(begin)

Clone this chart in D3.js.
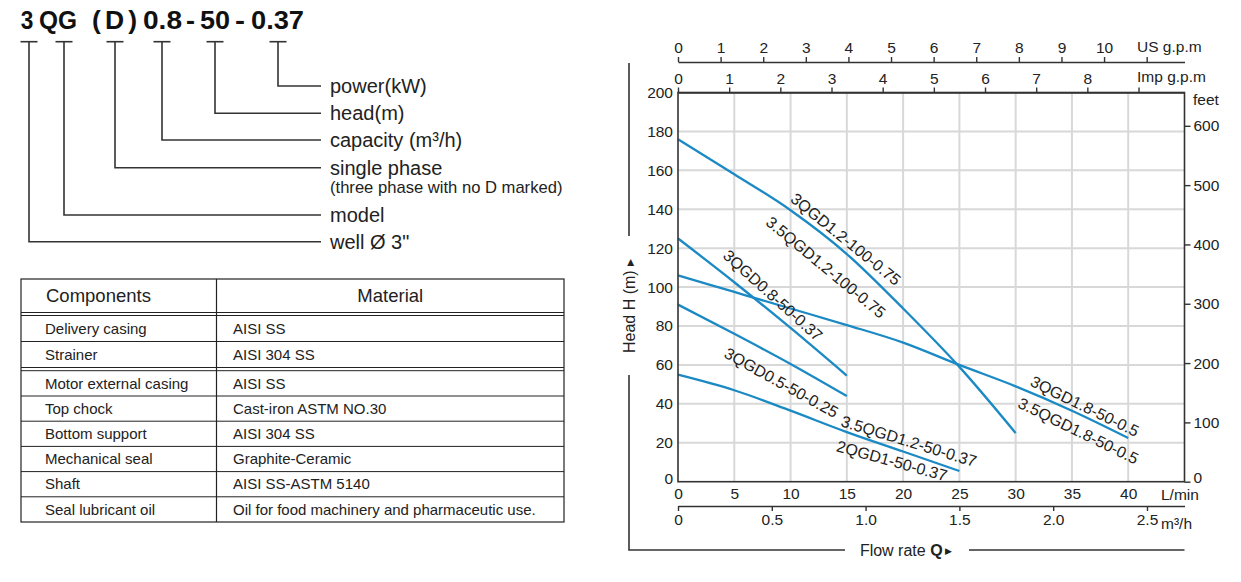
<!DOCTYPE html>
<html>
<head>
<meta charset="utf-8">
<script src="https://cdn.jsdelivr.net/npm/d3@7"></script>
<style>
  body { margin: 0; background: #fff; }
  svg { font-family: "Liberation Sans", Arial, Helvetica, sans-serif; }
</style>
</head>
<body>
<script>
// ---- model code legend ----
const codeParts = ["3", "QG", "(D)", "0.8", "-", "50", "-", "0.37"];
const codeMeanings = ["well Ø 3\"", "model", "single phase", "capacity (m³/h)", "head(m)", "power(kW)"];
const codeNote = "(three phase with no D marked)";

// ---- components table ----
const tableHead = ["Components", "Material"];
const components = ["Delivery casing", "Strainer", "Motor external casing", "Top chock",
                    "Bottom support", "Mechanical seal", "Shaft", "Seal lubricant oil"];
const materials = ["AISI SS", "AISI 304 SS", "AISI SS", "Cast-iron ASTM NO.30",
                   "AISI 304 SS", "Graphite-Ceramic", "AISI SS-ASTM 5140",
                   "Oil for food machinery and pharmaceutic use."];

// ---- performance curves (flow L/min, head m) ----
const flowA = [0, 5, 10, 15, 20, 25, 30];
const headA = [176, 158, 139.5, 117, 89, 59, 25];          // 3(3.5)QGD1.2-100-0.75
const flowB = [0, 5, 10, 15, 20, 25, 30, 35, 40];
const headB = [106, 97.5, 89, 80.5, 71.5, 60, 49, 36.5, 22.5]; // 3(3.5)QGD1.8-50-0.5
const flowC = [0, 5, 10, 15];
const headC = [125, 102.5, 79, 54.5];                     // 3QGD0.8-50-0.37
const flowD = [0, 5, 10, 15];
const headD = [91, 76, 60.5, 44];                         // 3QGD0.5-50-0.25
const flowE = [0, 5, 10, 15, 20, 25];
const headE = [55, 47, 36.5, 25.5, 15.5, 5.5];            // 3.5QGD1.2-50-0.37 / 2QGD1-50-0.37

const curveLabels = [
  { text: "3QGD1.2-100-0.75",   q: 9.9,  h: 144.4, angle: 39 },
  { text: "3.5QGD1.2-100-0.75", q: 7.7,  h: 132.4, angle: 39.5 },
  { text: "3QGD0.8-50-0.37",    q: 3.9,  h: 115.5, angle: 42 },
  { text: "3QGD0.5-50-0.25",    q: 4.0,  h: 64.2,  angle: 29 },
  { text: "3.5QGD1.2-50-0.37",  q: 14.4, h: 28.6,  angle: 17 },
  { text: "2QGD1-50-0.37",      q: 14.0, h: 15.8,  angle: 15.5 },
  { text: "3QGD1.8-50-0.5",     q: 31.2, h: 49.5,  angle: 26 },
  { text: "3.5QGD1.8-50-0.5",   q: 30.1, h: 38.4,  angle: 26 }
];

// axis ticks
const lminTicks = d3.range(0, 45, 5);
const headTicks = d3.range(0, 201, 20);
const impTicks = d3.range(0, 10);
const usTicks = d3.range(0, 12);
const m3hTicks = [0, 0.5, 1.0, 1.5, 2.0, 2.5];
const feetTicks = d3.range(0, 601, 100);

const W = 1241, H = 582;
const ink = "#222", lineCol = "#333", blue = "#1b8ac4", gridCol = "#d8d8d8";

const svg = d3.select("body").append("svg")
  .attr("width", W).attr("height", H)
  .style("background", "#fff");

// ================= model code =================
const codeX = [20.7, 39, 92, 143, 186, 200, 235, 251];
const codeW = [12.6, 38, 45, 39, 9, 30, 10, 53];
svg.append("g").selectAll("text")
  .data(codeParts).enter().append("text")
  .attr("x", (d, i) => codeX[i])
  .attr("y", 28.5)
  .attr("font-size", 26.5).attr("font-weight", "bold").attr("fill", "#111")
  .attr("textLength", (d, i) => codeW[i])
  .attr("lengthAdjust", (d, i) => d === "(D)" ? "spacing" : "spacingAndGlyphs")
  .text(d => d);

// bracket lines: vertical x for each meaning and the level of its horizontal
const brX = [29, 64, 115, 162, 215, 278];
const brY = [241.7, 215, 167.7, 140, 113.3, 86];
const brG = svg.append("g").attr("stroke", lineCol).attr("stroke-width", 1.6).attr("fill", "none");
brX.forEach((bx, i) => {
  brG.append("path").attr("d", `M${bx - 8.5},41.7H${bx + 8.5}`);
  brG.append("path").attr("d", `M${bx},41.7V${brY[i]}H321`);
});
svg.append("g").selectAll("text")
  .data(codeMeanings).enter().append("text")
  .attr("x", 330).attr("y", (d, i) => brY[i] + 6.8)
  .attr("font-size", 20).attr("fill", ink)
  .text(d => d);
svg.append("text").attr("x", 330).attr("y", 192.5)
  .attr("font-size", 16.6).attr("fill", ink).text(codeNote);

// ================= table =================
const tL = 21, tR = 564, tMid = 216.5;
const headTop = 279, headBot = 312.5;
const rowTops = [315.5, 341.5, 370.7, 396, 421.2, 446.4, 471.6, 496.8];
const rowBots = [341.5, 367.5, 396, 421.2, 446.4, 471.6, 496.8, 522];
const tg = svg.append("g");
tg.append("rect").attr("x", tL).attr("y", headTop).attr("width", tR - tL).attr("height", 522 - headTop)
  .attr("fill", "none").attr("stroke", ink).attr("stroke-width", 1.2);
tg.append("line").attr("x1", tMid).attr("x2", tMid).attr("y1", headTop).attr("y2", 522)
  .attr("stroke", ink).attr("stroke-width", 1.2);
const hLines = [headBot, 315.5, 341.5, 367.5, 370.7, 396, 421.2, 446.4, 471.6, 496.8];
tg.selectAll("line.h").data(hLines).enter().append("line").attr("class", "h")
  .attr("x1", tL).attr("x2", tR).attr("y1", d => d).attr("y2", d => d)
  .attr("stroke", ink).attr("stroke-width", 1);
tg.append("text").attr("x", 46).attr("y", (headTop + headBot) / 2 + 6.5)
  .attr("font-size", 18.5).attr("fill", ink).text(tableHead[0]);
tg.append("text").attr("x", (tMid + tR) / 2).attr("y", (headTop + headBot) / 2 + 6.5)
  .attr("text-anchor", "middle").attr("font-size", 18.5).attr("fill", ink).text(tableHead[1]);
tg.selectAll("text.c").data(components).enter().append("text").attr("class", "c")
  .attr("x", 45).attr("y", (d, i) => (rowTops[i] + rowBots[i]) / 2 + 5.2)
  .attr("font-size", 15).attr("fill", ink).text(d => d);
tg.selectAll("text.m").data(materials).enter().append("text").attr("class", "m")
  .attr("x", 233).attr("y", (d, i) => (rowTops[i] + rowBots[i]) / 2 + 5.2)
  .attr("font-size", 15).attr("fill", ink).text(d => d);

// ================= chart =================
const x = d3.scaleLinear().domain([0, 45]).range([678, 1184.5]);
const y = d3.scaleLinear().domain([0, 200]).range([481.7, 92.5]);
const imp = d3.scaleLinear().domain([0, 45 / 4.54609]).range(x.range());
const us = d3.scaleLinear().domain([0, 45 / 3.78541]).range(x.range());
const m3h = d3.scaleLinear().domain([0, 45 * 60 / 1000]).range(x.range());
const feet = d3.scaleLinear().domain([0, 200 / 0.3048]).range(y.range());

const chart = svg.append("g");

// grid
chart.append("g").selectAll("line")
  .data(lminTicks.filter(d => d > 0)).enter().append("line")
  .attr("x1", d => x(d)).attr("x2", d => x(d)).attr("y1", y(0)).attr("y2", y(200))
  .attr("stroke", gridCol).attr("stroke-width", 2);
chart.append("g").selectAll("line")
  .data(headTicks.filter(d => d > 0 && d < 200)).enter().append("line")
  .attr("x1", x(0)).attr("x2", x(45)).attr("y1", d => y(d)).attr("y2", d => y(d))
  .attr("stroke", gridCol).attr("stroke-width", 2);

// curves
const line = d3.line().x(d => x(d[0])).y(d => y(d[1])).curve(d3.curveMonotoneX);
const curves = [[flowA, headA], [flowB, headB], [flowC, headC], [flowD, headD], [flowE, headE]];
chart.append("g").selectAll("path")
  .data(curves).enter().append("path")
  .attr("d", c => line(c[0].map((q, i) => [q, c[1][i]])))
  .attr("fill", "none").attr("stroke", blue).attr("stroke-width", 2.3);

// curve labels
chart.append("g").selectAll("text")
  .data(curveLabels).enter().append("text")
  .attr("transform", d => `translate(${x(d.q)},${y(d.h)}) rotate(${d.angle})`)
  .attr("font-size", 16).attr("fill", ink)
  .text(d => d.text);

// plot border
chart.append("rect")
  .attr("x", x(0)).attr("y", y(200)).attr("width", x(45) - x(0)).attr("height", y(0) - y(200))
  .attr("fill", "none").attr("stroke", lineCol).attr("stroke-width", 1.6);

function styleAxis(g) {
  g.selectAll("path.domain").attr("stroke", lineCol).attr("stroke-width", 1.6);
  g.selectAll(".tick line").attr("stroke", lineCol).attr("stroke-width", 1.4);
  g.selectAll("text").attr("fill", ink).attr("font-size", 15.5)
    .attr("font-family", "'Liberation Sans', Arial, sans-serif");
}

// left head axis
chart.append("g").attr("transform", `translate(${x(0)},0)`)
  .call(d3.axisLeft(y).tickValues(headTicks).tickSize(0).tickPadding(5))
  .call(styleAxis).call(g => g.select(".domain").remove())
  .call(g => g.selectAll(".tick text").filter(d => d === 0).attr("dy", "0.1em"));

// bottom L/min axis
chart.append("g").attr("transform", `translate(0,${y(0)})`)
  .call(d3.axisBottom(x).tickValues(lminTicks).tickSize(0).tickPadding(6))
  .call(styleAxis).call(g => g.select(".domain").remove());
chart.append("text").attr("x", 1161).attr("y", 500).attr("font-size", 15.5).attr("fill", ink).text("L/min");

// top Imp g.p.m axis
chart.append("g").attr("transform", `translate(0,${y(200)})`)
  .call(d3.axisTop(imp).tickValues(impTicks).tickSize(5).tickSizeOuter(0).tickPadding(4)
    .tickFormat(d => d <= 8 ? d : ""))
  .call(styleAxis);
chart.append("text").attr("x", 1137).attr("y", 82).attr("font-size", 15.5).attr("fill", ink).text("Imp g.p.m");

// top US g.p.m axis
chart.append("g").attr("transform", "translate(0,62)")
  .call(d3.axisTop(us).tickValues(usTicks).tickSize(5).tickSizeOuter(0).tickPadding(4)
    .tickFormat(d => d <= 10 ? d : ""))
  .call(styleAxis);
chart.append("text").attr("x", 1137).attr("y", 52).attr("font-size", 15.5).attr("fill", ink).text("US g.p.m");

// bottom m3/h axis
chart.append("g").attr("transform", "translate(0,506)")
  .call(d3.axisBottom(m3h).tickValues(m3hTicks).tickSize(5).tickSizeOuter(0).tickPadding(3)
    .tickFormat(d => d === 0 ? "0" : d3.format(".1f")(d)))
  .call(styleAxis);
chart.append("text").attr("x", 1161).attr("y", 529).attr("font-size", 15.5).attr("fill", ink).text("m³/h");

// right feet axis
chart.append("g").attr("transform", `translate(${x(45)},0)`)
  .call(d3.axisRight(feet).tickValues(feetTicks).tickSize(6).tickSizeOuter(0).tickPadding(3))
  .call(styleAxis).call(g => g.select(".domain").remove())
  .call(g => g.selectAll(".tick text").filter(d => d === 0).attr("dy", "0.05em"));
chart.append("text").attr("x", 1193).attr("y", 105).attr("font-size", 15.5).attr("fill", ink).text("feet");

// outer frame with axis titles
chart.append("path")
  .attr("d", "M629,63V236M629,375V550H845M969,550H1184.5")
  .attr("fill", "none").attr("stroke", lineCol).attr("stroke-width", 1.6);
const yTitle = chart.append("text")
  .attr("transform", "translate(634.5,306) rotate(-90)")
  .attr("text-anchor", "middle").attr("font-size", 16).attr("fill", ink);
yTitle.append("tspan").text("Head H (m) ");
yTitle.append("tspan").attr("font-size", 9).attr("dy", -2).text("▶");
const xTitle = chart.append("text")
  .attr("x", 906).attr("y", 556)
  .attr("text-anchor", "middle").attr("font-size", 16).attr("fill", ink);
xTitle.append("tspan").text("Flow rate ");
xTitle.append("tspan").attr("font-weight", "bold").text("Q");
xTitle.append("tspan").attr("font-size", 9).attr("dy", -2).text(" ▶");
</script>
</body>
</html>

(end)

» **WHAT IS REQUIRED**
Repeat the lines above, starting at the first and stopping after the line that holds "phase with no", with the pictures left out.

» **FINISHED EXERCISE**
Clone this chart in D3.js.
<!DOCTYPE html>
<html>
<head>
<meta charset="utf-8">
<script src="https://cdn.jsdelivr.net/npm/d3@7"></script>
<style>
  body { margin: 0; background: #fff; }
  svg { font-family: "Liberation Sans", Arial, Helvetica, sans-serif; }
</style>
</head>
<body>
<script>
// ---- model code legend ----
const codeParts = ["3", "QG", "(D)", "0.8", "-", "50", "-", "0.37"];
const codeMeanings = ["well Ø 3\"", "model", "single phase", "capacity (m³/h)", "head(m)", "power(kW)"];
const codeNote = "(three phase with no D marked)";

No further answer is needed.